Tonga eye new fan base for 2021 Rugby League World Cup

Tonga are looking to forward to a new home away from home at next year's Rugby League World Cup in England.

The kingdom captured the attention of the sporting world in 2017 when they upset New Zealand in pool play and went within a whisker of reaching the grand final.

The draw for the 2021 World Cup was released on Tuesday with Tonga to play their opening two matches against Papua New Guinea and Wales in St Helens before rounding out pool play against the Cook Islands in Middlesborough.

"I think we're in a tough little pool actually," acknowledged head coach Kristian Woolf, who's been in the top job since 2014.

"The Cook Islands are going to come up with a good side. PNG have been really regular strong competitors at the World Cup over a number of years now and they're certainly getting stronger and stronger on the international scene.

"Wales are a little bit of an unknown but if you look at the past couple of World Cups they've been quite competitive as well and being in the conditions over brings them to the fore a little bit."

Woolf is also in charge of Super League champions St Helens and is backing the Saints fans to embrace another team in red and white.

"I've got no doubt that we're going to get plenty of fans come over from New Zealand, Australia and Tonga but I have also no doubt that the St Helens fans will get behind the Tongan team as well and make it a real fortress like it has been in New Zealand," he said.

The Australian coach was a part of the Mate Ma'a Tonga management when the World Cup was last held in the UK seven years ago and was hoping for a smoother ride this time around.

"Having myself over here and being in the thick of things here at St Helens will certainly ease some of those difficulties for the team next year," he said.

"To be able to be at the place where I am there's some real obvious advantages there for us, not just on the field but also in terms of the organisation and just knowing where everything is and how it all works and those kinds of things."

Tonga went into the 2017 World Cup ranked 11th in the world but shot up to their current position of fourth following a fairy-tale run to the semi-finals.

"2017 we obviously knew we had plenty of potential and we had a real desire to show that we could compete against the big nations but there was still that lingering question as to whether you actually can," Woolf explained.

He said Tonga will go into next year's tournament with added confidence after historic victories over Great Britain and Australia late last year.

"We've gone on and proven that a couple of times since and had some really big occasions," he said.

"So it does change the mindset and it certainly means that in terms of the next World Cup we're going in with a real confidence knowing that we can do that and we can compete. We certainly go into the World Cup thinking that we're a real chance of winning it."

Toa Samoa will take on hosts England in the opening match of the Men's World Cup on 23 October at St James' Park in Newcastle.
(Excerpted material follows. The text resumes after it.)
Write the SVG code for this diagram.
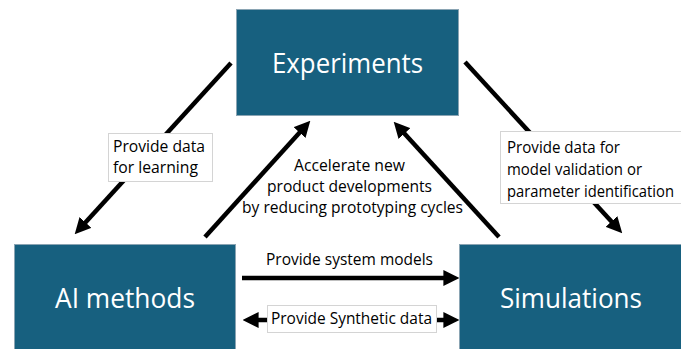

The 2017 quarter finalists will also face Greece in Doncaster and France in Warrington in their remaining matches in Group A.

Fiji face a daunting start against defending champions Australia in Group B, who have beaten them in three consecutive World Cup semi finals.

The Bati will follow that match in Hull with back to back games in Newcastle against Italy and Scotland, while the PNG Kumuls will complete the group phase against the Cook Islands and Wales in Warrington and Doncaster.

The 2021 World Cup also marks the first time the men's, women's and wheelchair tournaments take place together.

England and Brazil will get the women's tournament underway on 9 November before Papua New Guinea face Canada in the second match of a double header.

The PNG Orchids will also face Canada and England in Group A, while the Cook Islands women face reigning champions Australia in their opening game before taking on New Zealand and France.